*** Provided information ***

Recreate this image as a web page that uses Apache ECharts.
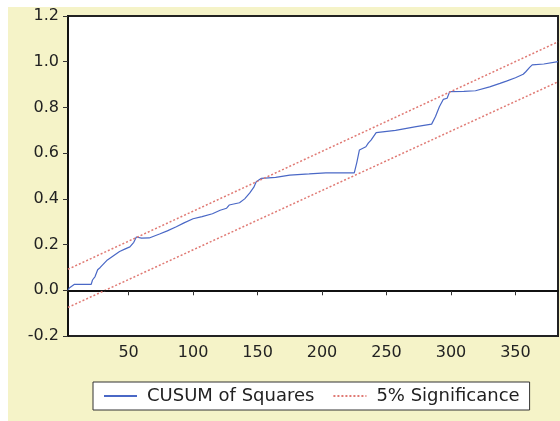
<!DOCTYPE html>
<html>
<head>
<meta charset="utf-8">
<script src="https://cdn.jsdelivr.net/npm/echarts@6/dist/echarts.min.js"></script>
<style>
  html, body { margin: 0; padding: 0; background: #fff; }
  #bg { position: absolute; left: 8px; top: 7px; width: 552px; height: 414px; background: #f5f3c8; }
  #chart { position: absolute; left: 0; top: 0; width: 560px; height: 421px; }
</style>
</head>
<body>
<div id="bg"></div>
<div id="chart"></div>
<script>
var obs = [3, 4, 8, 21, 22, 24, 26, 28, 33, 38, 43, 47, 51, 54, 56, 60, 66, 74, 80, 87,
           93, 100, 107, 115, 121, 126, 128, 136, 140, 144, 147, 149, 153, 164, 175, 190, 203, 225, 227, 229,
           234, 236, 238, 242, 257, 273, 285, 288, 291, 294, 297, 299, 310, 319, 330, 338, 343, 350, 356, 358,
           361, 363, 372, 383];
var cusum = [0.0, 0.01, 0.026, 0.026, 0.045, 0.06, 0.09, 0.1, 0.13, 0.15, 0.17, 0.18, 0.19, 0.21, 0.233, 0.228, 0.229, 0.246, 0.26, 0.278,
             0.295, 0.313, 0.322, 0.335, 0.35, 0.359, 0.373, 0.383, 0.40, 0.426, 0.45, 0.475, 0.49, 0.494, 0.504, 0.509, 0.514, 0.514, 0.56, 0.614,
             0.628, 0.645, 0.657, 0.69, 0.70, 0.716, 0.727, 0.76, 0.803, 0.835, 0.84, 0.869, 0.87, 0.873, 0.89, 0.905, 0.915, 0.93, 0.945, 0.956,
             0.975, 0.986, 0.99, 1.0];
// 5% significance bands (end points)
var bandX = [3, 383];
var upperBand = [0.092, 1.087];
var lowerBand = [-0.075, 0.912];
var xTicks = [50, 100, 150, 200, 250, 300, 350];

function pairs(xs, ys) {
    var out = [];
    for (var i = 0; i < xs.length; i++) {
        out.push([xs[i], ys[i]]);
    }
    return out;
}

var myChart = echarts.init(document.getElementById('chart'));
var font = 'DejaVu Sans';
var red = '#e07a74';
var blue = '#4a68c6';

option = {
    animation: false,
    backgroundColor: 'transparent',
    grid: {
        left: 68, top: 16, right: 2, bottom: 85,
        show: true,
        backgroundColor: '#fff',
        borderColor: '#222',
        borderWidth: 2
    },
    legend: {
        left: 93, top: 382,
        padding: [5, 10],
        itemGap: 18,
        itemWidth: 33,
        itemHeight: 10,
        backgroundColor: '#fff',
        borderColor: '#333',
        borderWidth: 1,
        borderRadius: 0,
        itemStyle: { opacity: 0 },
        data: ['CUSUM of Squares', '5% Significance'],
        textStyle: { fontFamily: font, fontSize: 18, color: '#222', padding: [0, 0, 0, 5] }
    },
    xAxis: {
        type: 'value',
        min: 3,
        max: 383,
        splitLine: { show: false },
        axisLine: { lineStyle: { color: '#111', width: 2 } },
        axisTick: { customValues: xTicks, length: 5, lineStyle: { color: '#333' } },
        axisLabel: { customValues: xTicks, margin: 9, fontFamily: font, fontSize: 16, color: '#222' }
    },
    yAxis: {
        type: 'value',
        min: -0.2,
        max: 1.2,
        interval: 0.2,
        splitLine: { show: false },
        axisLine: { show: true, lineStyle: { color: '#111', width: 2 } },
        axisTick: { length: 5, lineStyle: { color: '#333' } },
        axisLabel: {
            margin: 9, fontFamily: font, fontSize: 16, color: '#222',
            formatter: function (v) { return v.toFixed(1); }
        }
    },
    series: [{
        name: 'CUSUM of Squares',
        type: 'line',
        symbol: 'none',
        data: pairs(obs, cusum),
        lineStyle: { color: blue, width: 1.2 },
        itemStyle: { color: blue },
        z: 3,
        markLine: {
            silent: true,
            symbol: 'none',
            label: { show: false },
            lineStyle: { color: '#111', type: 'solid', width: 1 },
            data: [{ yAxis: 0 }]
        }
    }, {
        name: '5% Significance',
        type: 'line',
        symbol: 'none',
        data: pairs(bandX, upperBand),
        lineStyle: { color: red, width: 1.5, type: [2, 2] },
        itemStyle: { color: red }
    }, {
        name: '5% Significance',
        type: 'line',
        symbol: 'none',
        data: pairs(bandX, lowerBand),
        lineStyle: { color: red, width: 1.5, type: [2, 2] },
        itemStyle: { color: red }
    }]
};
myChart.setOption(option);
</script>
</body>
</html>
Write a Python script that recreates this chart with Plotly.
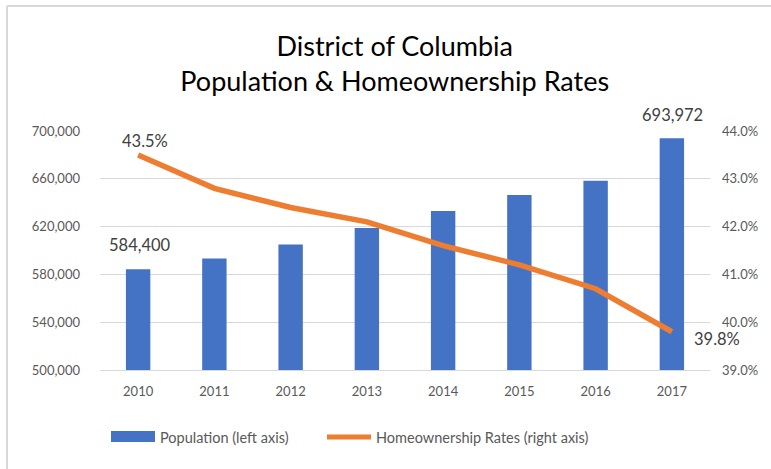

***

Keep the pictures out of the copy and return the rest of the data above exactly.

#### Answer to this problem
Recreate this image as a web page that uses Apache ECharts.
<!DOCTYPE html>
<html>
<head>
<meta charset="utf-8">
<script src="https://cdn.jsdelivr.net/npm/echarts@6/dist/echarts.min.js"></script>
<style>
  html, body { margin: 0; padding: 0; background: #fff; }
  #bg { position: absolute; left: 8px; top: 7px; width: 552px; height: 414px; background: #f5f3c8; }
  #chart { position: absolute; left: 0; top: 0; width: 560px; height: 421px; }
</style>
</head>
<body>
<div id="bg"></div>
<div id="chart"></div>
<script>
var obs = [3, 4, 8, 21, 22, 24, 26, 28, 33, 38, 43, 47, 51, 54, 56, 60, 66, 74, 80, 87,
           93, 100, 107, 115, 121, 126, 128, 136, 140, 144, 147, 149, 153, 164, 175, 190, 203, 225, 227, 229,
           234, 236, 238, 242, 257, 273, 285, 288, 291, 294, 297, 299, 310, 319, 330, 338, 343, 350, 356, 358,
           361, 363, 372, 383];
var cusum = [0.0, 0.01, 0.026, 0.026, 0.045, 0.06, 0.09, 0.1, 0.13, 0.15, 0.17, 0.18, 0.19, 0.21, 0.233, 0.228, 0.229, 0.246, 0.26, 0.278,
             0.295, 0.313, 0.322, 0.335, 0.35, 0.359, 0.373, 0.383, 0.40, 0.426, 0.45, 0.475, 0.49, 0.494, 0.504, 0.509, 0.514, 0.514, 0.56, 0.614,
             0.628, 0.645, 0.657, 0.69, 0.70, 0.716, 0.727, 0.76, 0.803, 0.835, 0.84, 0.869, 0.87, 0.873, 0.89, 0.905, 0.915, 0.93, 0.945, 0.956,
             0.975, 0.986, 0.99, 1.0];
// 5% significance bands (end points)
var bandX = [3, 383];
var upperBand = [0.092, 1.087];
var lowerBand = [-0.075, 0.912];
var xTicks = [50, 100, 150, 200, 250, 300, 350];

function pairs(xs, ys) {
    var out = [];
    for (var i = 0; i < xs.length; i++) {
        out.push([xs[i], ys[i]]);
    }
    return out;
}

var myChart = echarts.init(document.getElementById('chart'));
var font = 'DejaVu Sans';
var red = '#e07a74';
var blue = '#4a68c6';

option = {
    animation: false,
    backgroundColor: 'transparent',
    grid: {
        left: 68, top: 16, right: 2, bottom: 85,
        show: true,
        backgroundColor: '#fff',
        borderColor: '#222',
        borderWidth: 2
    },
    legend: {
        left: 93, top: 382,
        padding: [5, 10],
        itemGap: 18,
        itemWidth: 33,
        itemHeight: 10,
        backgroundColor: '#fff',
        borderColor: '#333',
        borderWidth: 1,
        borderRadius: 0,
        itemStyle: { opacity: 0 },
        data: ['CUSUM of Squares', '5% Significance'],
        textStyle: { fontFamily: font, fontSize: 18, color: '#222', padding: [0, 0, 0, 5] }
    },
    xAxis: {
        type: 'value',
        min: 3,
        max: 383,
        splitLine: { show: false },
        axisLine: { lineStyle: { color: '#111', width: 2 } },
        axisTick: { customValues: xTicks, length: 5, lineStyle: { color: '#333' } },
        axisLabel: { customValues: xTicks, margin: 9, fontFamily: font, fontSize: 16, color: '#222' }
    },
    yAxis: {
        type: 'value',
        min: -0.2,
        max: 1.2,
        interval: 0.2,
        splitLine: { show: false },
        axisLine: { show: true, lineStyle: { color: '#111', width: 2 } },
        axisTick: { length: 5, lineStyle: { color: '#333' } },
        axisLabel: {
            margin: 9, fontFamily: font, fontSize: 16, color: '#222',
            formatter: function (v) { return v.toFixed(1); }
        }
    },
    series: [{
        name: 'CUSUM of Squares',
        type: 'line',
        symbol: 'none',
        data: pairs(obs, cusum),
        lineStyle: { color: blue, width: 1.2 },
        itemStyle: { color: blue },
        z: 3,
        markLine: {
            silent: true,
            symbol: 'none',
            label: { show: false },
            lineStyle: { color: '#111', type: 'solid', width: 1 },
            data: [{ yAxis: 0 }]
        }
    }, {
        name: '5% Significance',
        type: 'line',
        symbol: 'none',
        data: pairs(bandX, upperBand),
        lineStyle: { color: red, width: 1.5, type: [2, 2] },
        itemStyle: { color: red }
    }, {
        name: '5% Significance',
        type: 'line',
        symbol: 'none',
        data: pairs(bandX, lowerBand),
        lineStyle: { color: red, width: 1.5, type: [2, 2] },
        itemStyle: { color: red }
    }]
};
myChart.setOption(option);
</script>
</body>
</html>
Write a Python script that recreates this chart with Plotly.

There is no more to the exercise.